How is knowledge given to the “machine” or robot? Where does the intelligence come from? Whose intelligence is it? Can it “learn” or does it just acquire information or facts. Is it able to attach meaning to the information? Just like an online translation service the output is only as good as what has been input. The words are there but the nuances of the language are missing.
We can learn about the world from books, from the internet, we can “see” the world through the millions of photos , videos and TV documentaries and we can learn about cultures and people. But travel offers the chance to touch and feel and smell and taste and hear. How do you transfer those tangible aspects of knowledge to a machine? These are the things that give understanding and compassion to knowledge. Those two films and the book dwell on that idea of humanity. A sense of belonging to the world, of having your place in the world, interacting with people , the culture and the environment.

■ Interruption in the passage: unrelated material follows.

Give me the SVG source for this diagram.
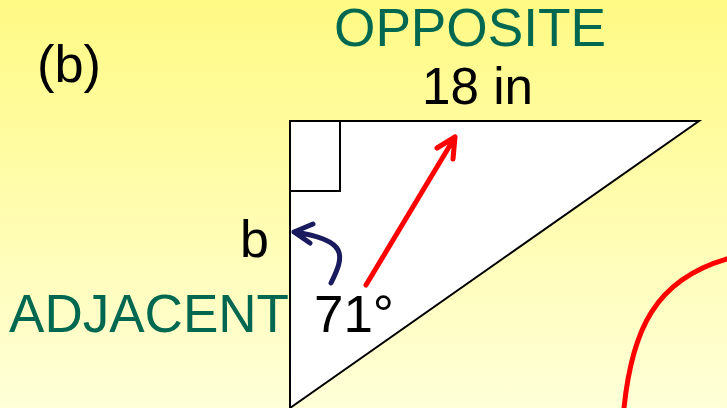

“Without deviation from the norm, progress is not possible” said Frank Zappa. So as those of us with travel lust stand looking out across the ocean planning our next adventure we have to be careful not to just “collect ” experiences like souvenirs. We mustn’t allow information to be simply stored in our database. We need to go out of our way, deviate from the norm, go off the beaten track, immerse ourselves and be open to having our perceptions challenged. To truly learn we have to connect with people and touch, feel, see, smell and taste and we must let those experiences inform who we are and make a difference to our lives.